Set exercise |
Return all the data below as it stands, minus the pictures.

Dataset extract |

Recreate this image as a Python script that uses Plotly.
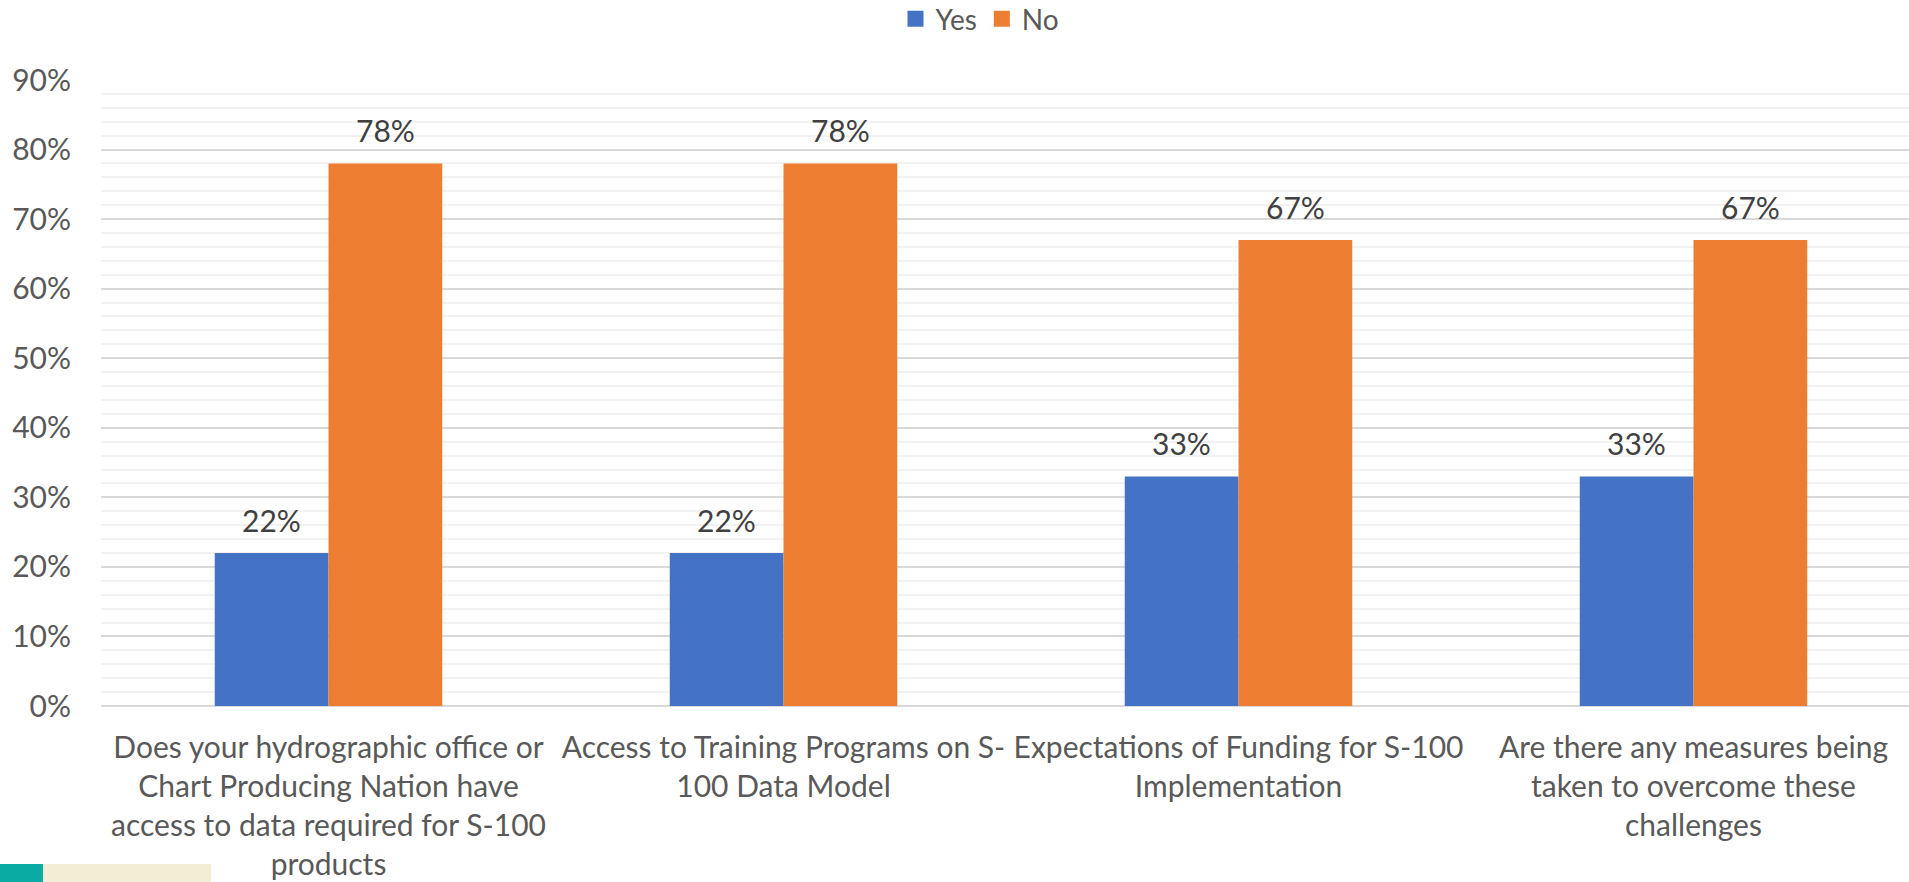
import plotly.graph_objects as go

categories = [
    "Does your hydrographic office or<br>Chart Producing Nation have<br>access to data required for S-100<br>products",
    "Access to Training Programs on S-<br>100 Data Model",
    "Expectations of Funding for S-100<br>Implementation",
    "Are there any measures being<br>taken to overcome these<br>challenges",
]
yes_values = [0.22, 0.22, 0.33, 0.33]
no_values = [0.78, 0.78, 0.67, 0.67]
series_names = ["Yes", "No"]
series_colors = ["#4472C4", "#ED7D31"]

FONT = "Lato, 'Open Sans', sans-serif"
TEXT_COLOR = "#595959"
LABEL_COLOR = "#404040"
FS = 30
BARGAP = 0.5

W, H = 1909, 882
ML, MT = 101, 80
PLOT_BOTTOM = 706
MB = H - PLOT_BOTTOM
PW = W - ML
PH = PLOT_BOTTOM - MT

fig = go.Figure()
for name, vals, col in zip(series_names, [yes_values, no_values], series_colors):
    fig.add_trace(go.Bar(x=categories, y=vals, name=name, marker=dict(color=col, line=dict(width=0)),
                         showlegend=False))
for name, col in zip(series_names, series_colors):
    fig.add_trace(go.Scatter(x=[None], y=[None], mode="markers", name=name,
                             marker=dict(symbol="square", size=18, color=col)))

nser = len(series_names)
bw = (1 - BARGAP) / nser
for s, vals in enumerate([yes_values, no_values]):
    off = -0.5 * (1 - BARGAP) + bw * (s + 0.5)
    for i, v in enumerate(vals):
        fig.add_annotation(x=i + off, y=v, xref="x", yref="y", text=f"{round(v*100)}%",
                           showarrow=False, yanchor="middle", yshift=33,
                           font=dict(family=FONT, size=FS, color=LABEL_COLOR))

fig.update_layout(
    width=W, height=H,
    margin=dict(l=ML, r=0, t=MT, b=MB, pad=0),
    paper_bgcolor="white", plot_bgcolor="white",
    barmode="group", bargap=BARGAP, bargroupgap=0,
    font=dict(family=FONT, size=FS, color=TEXT_COLOR),
    legend=dict(orientation="h", xref="container", yref="container", x=980 / W,
                y=1 - 19 / H, xanchor="center", yanchor="middle",
                font=dict(size=28, color=TEXT_COLOR), itemwidth=30, tracegroupgap=0),
    xaxis=dict(type="category", range=[-0.5, -0.5 + PW / 455], showgrid=False,
               zeroline=False, showline=False, ticks="", tickangle=0,
               tickfont=dict(size=FS, color=TEXT_COLOR), ticklabelstandoff=21),
    yaxis=dict(range=[0, 0.9], dtick=0.1, tickformat=".0%", showgrid=True, gridcolor="#D9D9D9",
               gridwidth=1.5, zeroline=True, zerolinecolor="#D9D9D9", zerolinewidth=1.5,
               showline=False, ticks="", tickfont=dict(size=FS, color=TEXT_COLOR),
               ticklabelstandoff=29,
               minor=dict(dtick=0.02, showgrid=True, gridcolor="#F2F2F2", gridwidth=1.5)),
    shapes=[
        dict(type="rect", xref="paper", yref="paper", x0=-ML / PW, x1=(43 - ML) / PW,
             y0=-MB / PH, y1=-(864 - PLOT_BOTTOM) / PH, fillcolor="#0AABA2", line=dict(width=0),
             layer="above"),
        dict(type="rect", xref="paper", yref="paper", x0=(43 - ML) / PW, x1=(211 - ML) / PW,
             y0=-MB / PH, y1=-(864 - PLOT_BOTTOM) / PH, fillcolor="#F4EDD6", line=dict(width=0),
             layer="below"),
    ],
)

fig.write_html("out.html", config={"displayModeBar": False},
               post_script="document.body.style.margin='0';")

Solution for this problem |
Recreate this image as a Python script that uses Plotly.
import plotly.graph_objects as go

categories = [
    "Does your hydrographic office or<br>Chart Producing Nation have<br>access to data required for S-100<br>products",
    "Access to Training Programs on S-<br>100 Data Model",
    "Expectations of Funding for S-100<br>Implementation",
    "Are there any measures being<br>taken to overcome these<br>challenges",
]
yes_values = [0.22, 0.22, 0.33, 0.33]
no_values = [0.78, 0.78, 0.67, 0.67]
series_names = ["Yes", "No"]
series_colors = ["#4472C4", "#ED7D31"]

FONT = "Lato, 'Open Sans', sans-serif"
TEXT_COLOR = "#595959"
LABEL_COLOR = "#404040"
FS = 30
BARGAP = 0.5

W, H = 1909, 882
ML, MT = 101, 80
PLOT_BOTTOM = 706
MB = H - PLOT_BOTTOM
PW = W - ML
PH = PLOT_BOTTOM - MT

fig = go.Figure()
for name, vals, col in zip(series_names, [yes_values, no_values], series_colors):
    fig.add_trace(go.Bar(x=categories, y=vals, name=name, marker=dict(color=col, line=dict(width=0)),
                         showlegend=False))
for name, col in zip(series_names, series_colors):
    fig.add_trace(go.Scatter(x=[None], y=[None], mode="markers", name=name,
                             marker=dict(symbol="square", size=18, color=col)))

nser = len(series_names)
bw = (1 - BARGAP) / nser
for s, vals in enumerate([yes_values, no_values]):
    off = -0.5 * (1 - BARGAP) + bw * (s + 0.5)
    for i, v in enumerate(vals):
        fig.add_annotation(x=i + off, y=v, xref="x", yref="y", text=f"{round(v*100)}%",
                           showarrow=False, yanchor="middle", yshift=33,
                           font=dict(family=FONT, size=FS, color=LABEL_COLOR))

fig.update_layout(
    width=W, height=H,
    margin=dict(l=ML, r=0, t=MT, b=MB, pad=0),
    paper_bgcolor="white", plot_bgcolor="white",
    barmode="group", bargap=BARGAP, bargroupgap=0,
    font=dict(family=FONT, size=FS, color=TEXT_COLOR),
    legend=dict(orientation="h", xref="container", yref="container", x=980 / W,
                y=1 - 19 / H, xanchor="center", yanchor="middle",
                font=dict(size=28, color=TEXT_COLOR), itemwidth=30, tracegroupgap=0),
    xaxis=dict(type="category", range=[-0.5, -0.5 + PW / 455], showgrid=False,
               zeroline=False, showline=False, ticks="", tickangle=0,
               tickfont=dict(size=FS, color=TEXT_COLOR), ticklabelstandoff=21),
    yaxis=dict(range=[0, 0.9], dtick=0.1, tickformat=".0%", showgrid=True, gridcolor="#D9D9D9",
               gridwidth=1.5, zeroline=True, zerolinecolor="#D9D9D9", zerolinewidth=1.5,
               showline=False, ticks="", tickfont=dict(size=FS, color=TEXT_COLOR),
               ticklabelstandoff=29,
               minor=dict(dtick=0.02, showgrid=True, gridcolor="#F2F2F2", gridwidth=1.5)),
    shapes=[
        dict(type="rect", xref="paper", yref="paper", x0=-ML / PW, x1=(43 - ML) / PW,
             y0=-MB / PH, y1=-(864 - PLOT_BOTTOM) / PH, fillcolor="#0AABA2", line=dict(width=0),
             layer="above"),
        dict(type="rect", xref="paper", yref="paper", x0=(43 - ML) / PW, x1=(211 - ML) / PW,
             y0=-MB / PH, y1=-(864 - PLOT_BOTTOM) / PH, fillcolor="#F4EDD6", line=dict(width=0),
             layer="below"),
    ],
)

fig.write_html("out.html", config={"displayModeBar": False},
               post_script="document.body.style.margin='0';")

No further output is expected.